J’ai bien avancé sur l’écriture d’une vidéo explicative qui présente le rigging mais j’ai aussi envie de parler des conditions de travail et de la réalité du métier. C’est quelque chose d’un peu plus compliqué à aborder mais qui me tient à cœur. Comme je sais que beaucoup d’étudiants suivent ma chaîne, j’aimerais aussi les préparer un tout petit peu à ce qui les attend après leur diplôme .

A long terme je compte faire une vidéo par métiers/spécialités histoire d’avoir une sorte “d’encyclopédie vidéos” de l’industrie de l’animation 3D et des effets spéciaux.

Pour conclure

Alors, comment c’est la vie au Canada ?

Ça va faire environ un mois que j’y suis et c’est ma première expérience en Amérique du Nord. En comparaison de Londres ou de l’Europe, c’est vraiment différent.

Je me suis habitué petit à petit au décalage horaire de 6h avec la France, au rythme de vie, aux mœurs qui sont différentes.
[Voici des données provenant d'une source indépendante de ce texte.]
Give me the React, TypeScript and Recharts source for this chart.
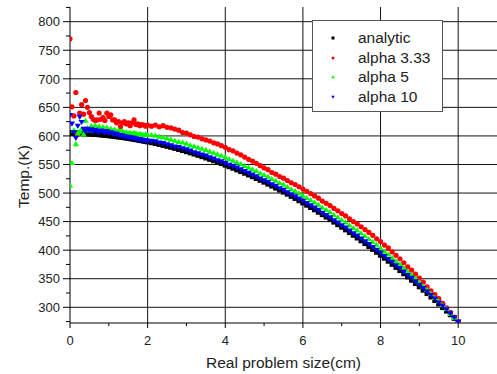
import React from 'react';
import { ScatterChart, Scatter, XAxis, YAxis, CartesianGrid } from 'recharts';

// x positions (cm)
const xs = [
  0, 0.05, 0.1, 0.15, 0.2, 0.25, 0.3, 0.35, 0.4, 0.45,
  0.5, 0.55, 0.6, 0.65, 0.7, 0.75, 0.8, 0.85, 0.9, 0.95,
  1, 1.05, 1.1, 1.15, 1.2, 1.25, 1.3, 1.35, 1.4, 1.45,
  1.5, 1.55, 1.6, 1.65, 1.7, 1.75, 1.8, 1.85, 1.9, 1.95,
  2,
  2.1, 2.2, 2.3, 2.4, 2.5, 2.6, 2.7, 2.8, 2.9, 3,
  3.1, 3.2, 3.3, 3.4, 3.5, 3.6, 3.7, 3.8, 3.9, 4,
  4.1, 4.2, 4.3, 4.4, 4.5, 4.6, 4.7, 4.8, 4.9, 5,
  5.1, 5.2, 5.3, 5.4, 5.5, 5.6, 5.7, 5.8, 5.9, 6,
  6.1, 6.2, 6.3, 6.4, 6.5, 6.6, 6.7, 6.8, 6.9, 7,
  7.1, 7.2, 7.3, 7.4, 7.5, 7.6, 7.7, 7.8, 7.9, 8,
  8.1, 8.2, 8.3, 8.4, 8.5, 8.6, 8.7, 8.8, 8.9, 9,
  9.1, 9.2, 9.3, 9.4, 9.5, 9.6, 9.7, 9.8, 9.9, 10,
];

const analytic = [
  605.0, 604.9, 604.8, 604.7, 604.6, 604.5, 604.3, 604.2, 604.0, 603.8,
  603.6, 603.4, 603.1, 602.9, 602.6, 602.3, 602.0, 601.6, 601.3, 600.9,
  600.6, 600.2, 599.8, 599.3, 598.9, 598.4, 598.0, 597.5, 597.0, 596.5,
  595.9, 595.4, 594.8, 594.2, 593.7, 593.0, 592.4, 591.8, 591.1, 590.4,
  589.7,
  588.3, 586.8, 585.3, 583.6, 582.0, 580.2, 578.4, 576.5, 574.6, 572.6,
  570.5, 568.4, 566.2, 563.9, 561.6, 559.2, 556.8, 554.3, 551.7, 549.0,
  546.3, 543.6, 540.7, 537.8, 534.9, 531.9, 528.8, 525.6, 522.4, 519.2,
  515.8, 512.4, 508.9, 505.4, 501.8, 498.2, 494.4, 490.7, 486.8, 482.9,
  478.9, 474.9, 470.8, 466.6, 462.4, 458.1, 453.7, 449.3, 444.8, 440.3,
  435.7, 431.0, 426.3, 421.5, 416.6, 411.7, 406.7, 401.6, 396.5, 391.3,
  386.1, 380.8, 375.4, 370.0, 364.5, 358.9, 353.3, 347.6, 341.8, 336.0,
  330.1, 324.2, 318.2, 312.1, 305.9, 299.7, 293.5, 287.1, 280.8, 274.3,
];

const alpha333 = [
  770, 651, 635, 676, 603, 640, 655, 638, 662, 650,
  641, 634, 629, 627, 628, 640, 629, 632, 627, 640,
  634, 637, 628, 628, 623, 625, 616, 623, 625, 621,
  623, 618, 623, 628, 620, 621, 618, 620, 619, 617,
  619,
  617, 619, 616, 618, 615, 614, 612, 610, 606, 605,
  602, 599, 598, 595, 593, 591, 588, 586, 583, 580,
  576, 574, 570, 567, 563, 559, 556, 552, 548, 544,
  541, 536, 533, 529, 526, 522, 518, 515, 511, 507,
  503, 499, 495, 491, 486, 482, 478, 473, 469, 464,
  460, 455, 450, 446, 441, 436, 431, 426, 420, 415,
  409, 404, 397, 391, 385, 378, 371, 365, 358, 351,
  344, 336, 329, 322, 315, 307, 299, 291, 283, 274,
];

const alpha5 = [
  514, 553, 610, 586, 605, 608, 612, 603, 627, 614,
  610, 618, 612, 619, 611, 617, 610, 616, 612, 615,
  611, 613, 609, 612, 608, 610, 607, 609, 606, 607,
  605, 606, 604, 606, 605, 603, 604, 603, 602, 603,
  602,
  602, 601, 599, 598, 596, 594, 592, 590, 589, 587,
  584, 582, 580, 578, 576, 573, 571, 568, 566, 563,
  560, 557, 554, 551, 548, 545, 542, 539, 535, 532,
  529, 525, 522, 518, 515, 511, 507, 504, 500, 496,
  492, 488, 484, 480, 475, 471, 467, 462, 458, 453,
  449, 444, 439, 435, 430, 425, 420, 415, 410, 404,
  398, 393, 387, 381, 376, 369, 363, 357, 351, 344,
  337, 331, 324, 317, 311, 304, 297, 289, 282, 274,
];

const alpha10 = [
  636, 621, 606, 596, 617, 633, 624, 612, 608, 612,
  609, 611, 607, 610, 608, 606, 609, 607, 606, 608,
  605, 606, 604, 603, 603, 601, 601, 600, 599, 598,
  598, 597, 596, 596, 595, 594, 594, 593, 592, 592,
  591,
  591, 590, 588, 587, 585, 583, 581, 580, 578, 576,
  574, 571, 569, 567, 565, 562, 560, 557, 555, 552,
  549, 547, 544, 541, 538, 535, 532, 529, 525, 522,
  519, 515, 512, 508, 505, 501, 497, 494, 490, 486,
  482, 478, 474, 470, 465, 461, 457, 452, 448, 443,
  439, 434, 429, 425, 420, 415, 410, 405, 400, 395,
  389, 384, 379, 373, 368, 362, 356, 351, 345, 339,
  333, 327, 321, 315, 308, 302, 296, 289, 282, 274,
];

const xTicks = [0, 1, 2, 3, 4, 5, 6, 7, 8, 9, 10];
const yTicks = [275, 300, 325, 350, 375, 400, 425, 450, 475, 500, 525, 550, 575, 600, 625, 650, 675, 700, 725, 750, 775, 800, 825];
const xGrid = [2, 4, 6, 8, 10];
const yGrid = [300, 350, 400, 450, 500, 550, 600, 650, 700, 750, 800];

const series = [
  { name: 'analytic', values: analytic, color: '#000000', kind: 'square' },
  { name: 'alpha 3.33', values: alpha333, color: '#ff0000', kind: 'circle' },
  { name: 'alpha 5', values: alpha5, color: '#00ff00', kind: 'up' },
  { name: 'alpha 10', values: alpha10, color: '#0000ff', kind: 'down' },
];

const FONT = '"Liberation Sans", Arial, sans-serif';

// marker glyphs
function Marker({ cx, cy, kind, color, s }: any) {
  if (cx == null || cy == null) return null;
  if (kind === 'square') return <rect x={cx - s / 2} y={cy - s / 2} width={s} height={s} fill={color} />;
  if (kind === 'circle') return <circle cx={cx} cy={cy} r={s / 2} fill={color} />;
  if (kind === 'up')
    return <polygon points={`${cx},${cy - s * 0.55} ${cx - s * 0.6},${cy + s * 0.45} ${cx + s * 0.6},${cy + s * 0.45}`} fill={color} />;
  return <polygon points={`${cx},${cy + s * 0.55} ${cx - s * 0.6},${cy - s * 0.45} ${cx + s * 0.6},${cy - s * 0.45}`} fill={color} />;
}

const XTick = (props: any) => {
  const { x, y, payload } = props;
  const v = payload.value;
  const major = v % 2 === 0;
  return (
    <g>
      <line x1={x} x2={x} y1={y} y2={y + (major ? 5 : 3)} stroke="#000" />
      {major && (
        <text x={x} y={y + 22} textAnchor="middle" fontSize={13} fill="#222" fontFamily={FONT}>
          {v}
        </text>
      )}
    </g>
  );
};

const YTick = (props: any) => {
  const { x, y, payload } = props;
  const v = payload.value;
  const major = v % 50 === 0;
  return (
    <g>
      <line x1={x - (major ? 7 : 4)} x2={x} y1={y} y2={y} stroke="#000" />
      {major && (
        <text x={x - 10} y={y + 4.7} textAnchor="end" fontSize={13} fill="#222" fontFamily={FONT}>
          {v}
        </text>
      )}
    </g>
  );
};

export default function App() {
  return (
    <div style={{ position: 'absolute', left: 0, top: 0, width: 497, height: 374, background: '#fff', fontFamily: FONT }}>
      <ScatterChart width={497} height={374} margin={{ top: 7, right: 0, left: 0, bottom: 0 }}>
        <CartesianGrid stroke="#111" verticalValues={xGrid} horizontalValues={yGrid} />
        <XAxis
          type="number"
          dataKey="x"
          domain={[0, 11]}
          allowDataOverflow
          ticks={xTicks}
          interval={0}
          tickSize={0}
          tickMargin={0}
          tickLine={false}
          tick={<XTick />}
          height={51}
          axisLine={{ stroke: '#000' }}
          label={{
            content: () => (
              <text x={283.5} y={367.5} textAnchor="middle" fontSize={15.5} fill="#222" fontFamily={FONT}>
                Real problem size(cm)
              </text>
            ),
          }}
        />
        <YAxis
          type="number"
          dataKey="y"
          domain={[272.5, 825.7]}
          allowDataOverflow
          ticks={yTicks}
          interval={0}
          tickSize={0}
          tickMargin={0}
          tickLine={false}
          tick={<YTick />}
          width={70}
          axisLine={{ stroke: '#000' }}
          label={{
            content: () => (
              <text
                x={28.5}
                y={176.5}
                textAnchor="middle"
                fontSize={15.5}
                fill="#222"
                fontFamily={FONT}
                transform="rotate(-90, 28.5, 176.5)"
              >
                Temp.(K)
              </text>
            ),
          }}
        />
        {series.map((s) => (
          <Scatter
            key={s.name}
            name={s.name}
            data={xs.map((x, i) => ({ x, y: s.values[i] }))}
            isAnimationActive={false}
            shape={(p: any) => <Marker cx={p.cx} cy={p.cy} kind={s.kind} color={s.color} s={5.2} />}
          />
        ))}
      </ScatterChart>

      {/* legend box */}
      <div
        style={{
          position: 'absolute',
          left: 312,
          top: 20,
          width: 131,
          height: 92,
          boxSizing: 'border-box',
          border: '1px solid #555',
          background: '#fff',
        }}
      >
        {series.map((s, i) => (
          <div
            key={s.name}
            style={{
              position: 'absolute',
              left: 0,
              top: 7 + i * 19.5,
              height: 20,
              display: 'flex',
              alignItems: 'center',
              whiteSpace: 'nowrap',
            }}
          >
            <svg width={10} height={10} style={{ marginLeft: 15 }}>
              <Marker cx={5} cy={5} kind={s.kind} color={s.color} s={3} />
            </svg>
            <span style={{ marginLeft: 20, fontSize: 15.5, color: '#222', lineHeight: '20px' }}>{s.name}</span>
          </div>
        ))}
      </div>
    </div>
  );
}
C’est quelque chose que j’aime beaucoup : découvrir et m’adapter. Par contre le travail et ses problématiques, c’est la même chose ! Du coup je ne suis pas perdu à ce niveau-là haha.

Souhaites-tu encore voyager un peu ou penses-tu rentrer en France ?

Je pense rester au Québec encore quelque temps et, de manière générale, continuer de rester à l’étranger. La France compte de très très bons studios mais je trouve juste un peu dommage qu’une majeure partie soit concentrée autour de Paris. Pour l’instant j’ai envie de découvrir de nouvelles choses et de continuer à faire toujours plus de nouvelles rencontres

Quels sont tes projets d’avenir ?

Je dirais d’améliorer et reprendre mes vidéos pour la chaîne YouTube 🙂 Ainsi que de continuer à progresser et d’apprendre encore toujours plus de nouvelle choses.

Pour finir, un petit conseil à donner aux étudiants et futurs étudiants ?

Je dirais qu’il ne faut rien lâcher car c’est un milieu qui demande de l’investissement !

Egalement d’éviter de se sentir en compétition avec ses camarades de promotion (qui deviendront très sûrement des collègues plus tard) et de favoriser l’entraide car dans notre secteur, c’est avant tout du travail en équipe.